The postdoctoral team also plans to develop an undergraduate course that is likely to be housed in the Science, Technology, and Values program in collaboration with the John Reilly Center for Science, Technology, and Values, but open to all students, including from the College of Science.

The researchers believe that, ultimately, the initiative could help scientists become more aware of ways they can cultivate certain dispositions through their research.

“We’re hopeful that this is going to help the labs we’re studying to be a little more cognizant, more self-aware of how the structures and routines in their laboratory affect the scientists,” Stapleton said. “They may have certain ideas about what qualities they want their researchers to have. As we’re doing this study, we may uncover practices in the lab that help foster those kinds of characteristics.”

A Campus Connection

Deane-Drummond, who has doctorates in systematic theology and plant physiology, will direct the Center for Theology, Science, and Human Flourishing, which she described as the culmination of a career-long focus on transdisciplinary research.

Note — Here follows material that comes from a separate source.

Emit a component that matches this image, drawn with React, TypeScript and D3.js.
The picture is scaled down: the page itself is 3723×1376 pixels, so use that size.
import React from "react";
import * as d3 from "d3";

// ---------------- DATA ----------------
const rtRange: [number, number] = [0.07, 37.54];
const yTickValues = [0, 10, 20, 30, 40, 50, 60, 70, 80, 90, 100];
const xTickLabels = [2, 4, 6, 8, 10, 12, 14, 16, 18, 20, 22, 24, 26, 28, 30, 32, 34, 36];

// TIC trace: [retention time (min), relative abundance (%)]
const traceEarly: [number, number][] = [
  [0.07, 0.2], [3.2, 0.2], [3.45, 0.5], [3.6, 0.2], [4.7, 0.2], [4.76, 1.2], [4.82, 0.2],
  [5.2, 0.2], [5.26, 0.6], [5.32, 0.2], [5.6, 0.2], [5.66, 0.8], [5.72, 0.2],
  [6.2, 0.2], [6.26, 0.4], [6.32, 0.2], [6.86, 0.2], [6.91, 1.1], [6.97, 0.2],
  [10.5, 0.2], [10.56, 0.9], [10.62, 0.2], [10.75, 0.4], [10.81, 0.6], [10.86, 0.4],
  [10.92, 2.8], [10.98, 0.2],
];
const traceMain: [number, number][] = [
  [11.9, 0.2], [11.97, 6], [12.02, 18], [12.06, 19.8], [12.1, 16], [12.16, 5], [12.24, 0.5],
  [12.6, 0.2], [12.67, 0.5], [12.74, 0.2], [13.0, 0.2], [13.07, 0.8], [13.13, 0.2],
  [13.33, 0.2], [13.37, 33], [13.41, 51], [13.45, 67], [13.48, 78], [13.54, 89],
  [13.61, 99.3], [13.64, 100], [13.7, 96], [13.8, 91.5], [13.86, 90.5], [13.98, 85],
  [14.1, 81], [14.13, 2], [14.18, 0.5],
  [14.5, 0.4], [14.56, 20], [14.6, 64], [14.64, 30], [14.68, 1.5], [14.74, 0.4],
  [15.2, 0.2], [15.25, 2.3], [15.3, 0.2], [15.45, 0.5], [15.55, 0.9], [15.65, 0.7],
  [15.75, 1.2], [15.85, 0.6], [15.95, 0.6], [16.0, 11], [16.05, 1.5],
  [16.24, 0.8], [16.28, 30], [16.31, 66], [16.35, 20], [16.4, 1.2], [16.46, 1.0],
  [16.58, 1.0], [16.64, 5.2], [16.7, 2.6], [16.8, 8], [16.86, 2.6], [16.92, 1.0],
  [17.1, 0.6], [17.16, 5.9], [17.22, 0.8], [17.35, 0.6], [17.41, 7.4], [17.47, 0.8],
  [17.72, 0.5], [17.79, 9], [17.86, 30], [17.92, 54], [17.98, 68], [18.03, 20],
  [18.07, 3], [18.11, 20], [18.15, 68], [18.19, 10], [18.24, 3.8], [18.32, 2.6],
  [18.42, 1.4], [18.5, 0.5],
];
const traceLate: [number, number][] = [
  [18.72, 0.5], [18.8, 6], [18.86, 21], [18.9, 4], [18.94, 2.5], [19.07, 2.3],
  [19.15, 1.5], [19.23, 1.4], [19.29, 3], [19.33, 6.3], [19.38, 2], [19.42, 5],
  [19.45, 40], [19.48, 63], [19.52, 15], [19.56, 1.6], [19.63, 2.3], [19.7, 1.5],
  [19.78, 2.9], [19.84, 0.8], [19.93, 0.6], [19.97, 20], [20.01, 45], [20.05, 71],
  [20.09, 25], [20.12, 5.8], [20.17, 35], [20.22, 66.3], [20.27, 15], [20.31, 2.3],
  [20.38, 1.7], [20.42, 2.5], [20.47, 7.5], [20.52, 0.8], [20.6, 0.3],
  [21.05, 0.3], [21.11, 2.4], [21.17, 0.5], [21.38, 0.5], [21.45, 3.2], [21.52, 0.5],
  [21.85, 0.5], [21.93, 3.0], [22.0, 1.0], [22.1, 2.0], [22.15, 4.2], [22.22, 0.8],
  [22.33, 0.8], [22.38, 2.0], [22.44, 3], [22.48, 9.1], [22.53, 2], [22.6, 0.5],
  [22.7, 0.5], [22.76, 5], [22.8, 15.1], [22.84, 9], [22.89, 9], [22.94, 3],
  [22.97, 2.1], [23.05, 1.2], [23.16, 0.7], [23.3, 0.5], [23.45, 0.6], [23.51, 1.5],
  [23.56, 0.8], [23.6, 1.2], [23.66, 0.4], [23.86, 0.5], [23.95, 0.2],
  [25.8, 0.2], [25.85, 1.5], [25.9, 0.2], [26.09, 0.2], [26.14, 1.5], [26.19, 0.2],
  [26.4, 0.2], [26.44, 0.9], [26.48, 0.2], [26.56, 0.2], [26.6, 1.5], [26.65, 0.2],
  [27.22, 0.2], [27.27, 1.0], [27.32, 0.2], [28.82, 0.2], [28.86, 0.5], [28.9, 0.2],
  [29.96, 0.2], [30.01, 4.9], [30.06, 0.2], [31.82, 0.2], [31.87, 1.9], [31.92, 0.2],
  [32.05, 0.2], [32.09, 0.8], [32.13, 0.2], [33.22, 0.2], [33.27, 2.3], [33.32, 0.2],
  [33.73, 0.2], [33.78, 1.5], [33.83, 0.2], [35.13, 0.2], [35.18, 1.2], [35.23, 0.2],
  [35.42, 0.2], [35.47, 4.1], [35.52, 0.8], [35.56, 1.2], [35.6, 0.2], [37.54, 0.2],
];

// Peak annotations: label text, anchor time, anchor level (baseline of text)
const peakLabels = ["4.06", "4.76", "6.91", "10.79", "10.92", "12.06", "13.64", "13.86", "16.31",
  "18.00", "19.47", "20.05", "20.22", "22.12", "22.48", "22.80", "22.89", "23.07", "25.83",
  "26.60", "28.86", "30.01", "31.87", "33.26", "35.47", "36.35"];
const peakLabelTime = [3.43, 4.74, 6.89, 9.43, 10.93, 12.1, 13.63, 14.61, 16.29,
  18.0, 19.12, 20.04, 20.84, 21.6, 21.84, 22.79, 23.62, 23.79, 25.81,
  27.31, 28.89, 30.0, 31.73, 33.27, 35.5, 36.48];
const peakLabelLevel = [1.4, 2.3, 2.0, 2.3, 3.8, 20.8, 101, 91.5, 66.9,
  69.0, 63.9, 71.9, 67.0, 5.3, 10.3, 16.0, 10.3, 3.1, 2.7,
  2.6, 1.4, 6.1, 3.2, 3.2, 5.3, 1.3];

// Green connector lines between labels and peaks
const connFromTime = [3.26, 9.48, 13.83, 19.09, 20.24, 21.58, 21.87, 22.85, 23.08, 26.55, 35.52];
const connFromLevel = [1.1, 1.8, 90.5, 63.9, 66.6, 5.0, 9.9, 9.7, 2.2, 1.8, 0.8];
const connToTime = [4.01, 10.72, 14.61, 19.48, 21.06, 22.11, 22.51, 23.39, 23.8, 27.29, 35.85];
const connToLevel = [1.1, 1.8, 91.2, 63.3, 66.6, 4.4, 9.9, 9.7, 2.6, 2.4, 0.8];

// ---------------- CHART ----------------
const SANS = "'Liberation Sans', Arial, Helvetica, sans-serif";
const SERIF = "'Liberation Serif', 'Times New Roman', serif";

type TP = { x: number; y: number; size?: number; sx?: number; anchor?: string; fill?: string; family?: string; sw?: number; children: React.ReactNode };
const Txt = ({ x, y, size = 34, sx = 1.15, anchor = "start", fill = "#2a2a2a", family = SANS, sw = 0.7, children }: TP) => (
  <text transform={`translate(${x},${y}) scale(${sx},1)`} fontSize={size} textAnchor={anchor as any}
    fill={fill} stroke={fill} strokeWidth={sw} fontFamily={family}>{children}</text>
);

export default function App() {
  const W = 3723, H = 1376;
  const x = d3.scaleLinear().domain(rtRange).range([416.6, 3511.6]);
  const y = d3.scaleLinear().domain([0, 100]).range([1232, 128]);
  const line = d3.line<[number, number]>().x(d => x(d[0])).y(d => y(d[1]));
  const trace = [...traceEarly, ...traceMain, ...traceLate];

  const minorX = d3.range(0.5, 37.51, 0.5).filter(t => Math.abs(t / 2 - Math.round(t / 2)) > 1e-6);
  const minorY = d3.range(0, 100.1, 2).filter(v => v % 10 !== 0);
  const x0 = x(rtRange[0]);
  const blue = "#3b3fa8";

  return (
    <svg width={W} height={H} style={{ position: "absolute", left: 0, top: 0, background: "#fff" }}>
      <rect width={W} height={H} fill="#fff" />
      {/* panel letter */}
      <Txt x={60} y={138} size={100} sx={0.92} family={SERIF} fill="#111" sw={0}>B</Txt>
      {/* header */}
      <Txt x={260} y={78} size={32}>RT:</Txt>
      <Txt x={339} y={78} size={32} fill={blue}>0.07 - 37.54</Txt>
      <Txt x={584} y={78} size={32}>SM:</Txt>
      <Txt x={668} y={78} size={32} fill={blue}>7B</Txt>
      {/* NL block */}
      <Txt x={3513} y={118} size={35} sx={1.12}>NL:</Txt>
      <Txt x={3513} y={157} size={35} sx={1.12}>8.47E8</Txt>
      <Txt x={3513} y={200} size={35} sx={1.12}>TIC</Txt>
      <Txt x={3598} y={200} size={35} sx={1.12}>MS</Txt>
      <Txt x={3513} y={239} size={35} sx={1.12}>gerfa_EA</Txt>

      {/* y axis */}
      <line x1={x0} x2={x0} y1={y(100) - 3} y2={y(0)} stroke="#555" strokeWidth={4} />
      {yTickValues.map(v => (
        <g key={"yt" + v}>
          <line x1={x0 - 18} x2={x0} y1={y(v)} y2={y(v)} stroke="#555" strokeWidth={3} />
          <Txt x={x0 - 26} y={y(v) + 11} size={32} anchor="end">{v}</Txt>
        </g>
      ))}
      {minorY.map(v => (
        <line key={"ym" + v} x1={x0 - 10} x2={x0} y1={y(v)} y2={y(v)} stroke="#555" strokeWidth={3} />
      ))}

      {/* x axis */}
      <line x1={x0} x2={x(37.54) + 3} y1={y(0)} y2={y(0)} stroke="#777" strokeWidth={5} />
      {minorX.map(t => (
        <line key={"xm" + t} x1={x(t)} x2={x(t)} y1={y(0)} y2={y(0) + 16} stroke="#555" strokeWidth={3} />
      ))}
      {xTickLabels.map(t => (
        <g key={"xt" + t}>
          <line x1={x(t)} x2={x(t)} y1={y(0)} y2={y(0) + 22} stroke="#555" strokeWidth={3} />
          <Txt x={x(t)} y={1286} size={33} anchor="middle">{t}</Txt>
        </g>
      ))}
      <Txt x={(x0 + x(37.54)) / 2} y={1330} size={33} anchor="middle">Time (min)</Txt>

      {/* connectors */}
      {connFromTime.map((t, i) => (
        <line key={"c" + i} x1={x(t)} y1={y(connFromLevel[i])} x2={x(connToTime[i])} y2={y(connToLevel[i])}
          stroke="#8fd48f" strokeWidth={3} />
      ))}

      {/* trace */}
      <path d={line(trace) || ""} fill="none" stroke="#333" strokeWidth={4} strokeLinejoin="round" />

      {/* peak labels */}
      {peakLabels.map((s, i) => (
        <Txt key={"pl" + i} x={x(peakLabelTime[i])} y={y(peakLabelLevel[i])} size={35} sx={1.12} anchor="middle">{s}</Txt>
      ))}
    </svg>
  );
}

The center will also house the new Human Distinctiveness Project, led by Deane-Drummond and Fuentes, which will support training for theologians in evolutionary and archaeological anthropology as well as research on the evolution of wisdom.

“Bringing together these different clusters of researchers is a really exciting way to work,” she said. “It’s very energizing for our post-doctoral fellows, it’s good for our graduate students, and it filters down into teaching.”